Sikhs en Inde: une religion séparée?
Au 19e siècle, nombre d'observateurs pensaient que le sikhisme finirait par être graduellement absorbé par l'hindouisme. Mais les courants de renouveau qui se manifestèrent dans l'hindouisme et dans l'islam du sous-continent indien - notamment face à l'offensive des modèles occidentaux et des missions chrétiennes - eurent une contrepartie dans le sikhisme, notamment avec la fondation de la Singh Sabha en 1873.
Face à des groupes néo-hindous, tels que l'Arya Samaj, qui affirmaient que "les sikhs sont des hindous", les mouvements de renaissance sikhs s'efforcèrent d'épurer leur religion des influences hindoues. Sur le plan politique, en revanche, même si certaines personnes évoquèrent la possibilité d'un Etat sikh avant l'indépendance en 1947, ce ne fut pas une attente très répandue: la plupart des sikhs se rangèrent derrière le Congrès.

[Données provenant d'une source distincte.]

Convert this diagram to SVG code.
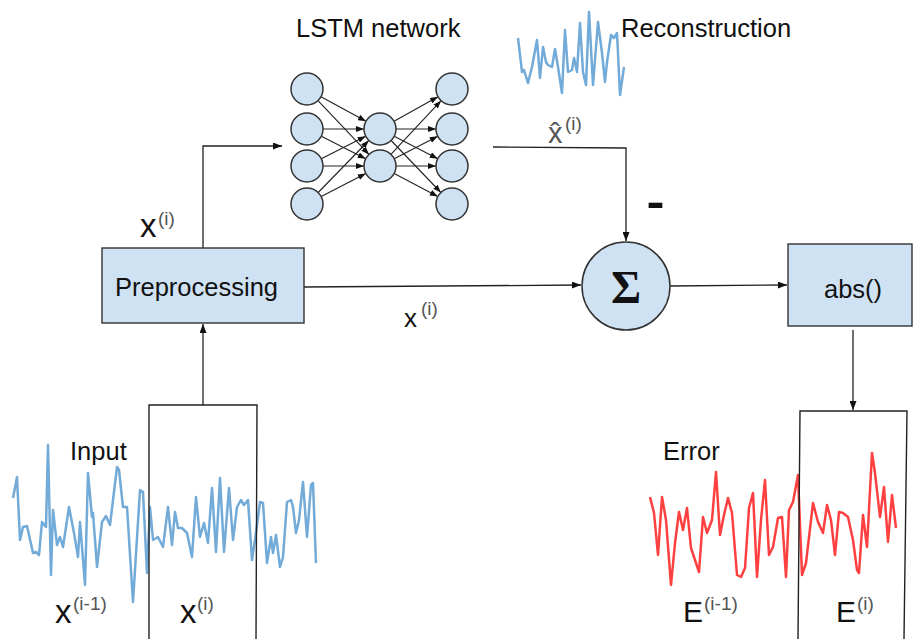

Après l'indépendance et les mouvements de population entraînés par la partition du sous-continent, les groupes politiques sikhs s'efforcèrent de faire du Pendjab un Etat de l'Union indienne dans lequel pourrait s'épanouir l'identité des sikhs.
Face au poids numérique de la population hindoue à l'échelle nationale, nombre des sikhs ont éprouvé le besoin d'affirmer leur identité, poursuivant ainsi dans un nouveau contexte les efforts qui trouvent leurs racines dans les mouvements de renaissance apparus au 19e siècle. Un nouveau pas dans ce sens vient d'être franchi.
En effet, le second commentaire explicatif de l'article 25 (liberté de conscience et de religion) de la Constitution de l'Inde précise que la référence aux hindous doit être comprise comme incluant les personnes professant la religion sikh, jaïn ou bouddhiste. Cette interprétation de la Constitution va, aux yeux des sikhs, dans le sens d'une dilution de leur religion au sein de l'hindouisme.
Or, la Commission de révision de la Constitution, qui a rendu le 31 mars 2002 un rapport en deux volumes avec plus de 240 recommandations, recommande de supprimer le second commentaire explicatif de l'article 25. Quant à l'article lui-même, il devrait être reformulé de façon à mentionner explicitement (et séparément) les sikhs, les jaïns et les bouddhistes à côté des hindous.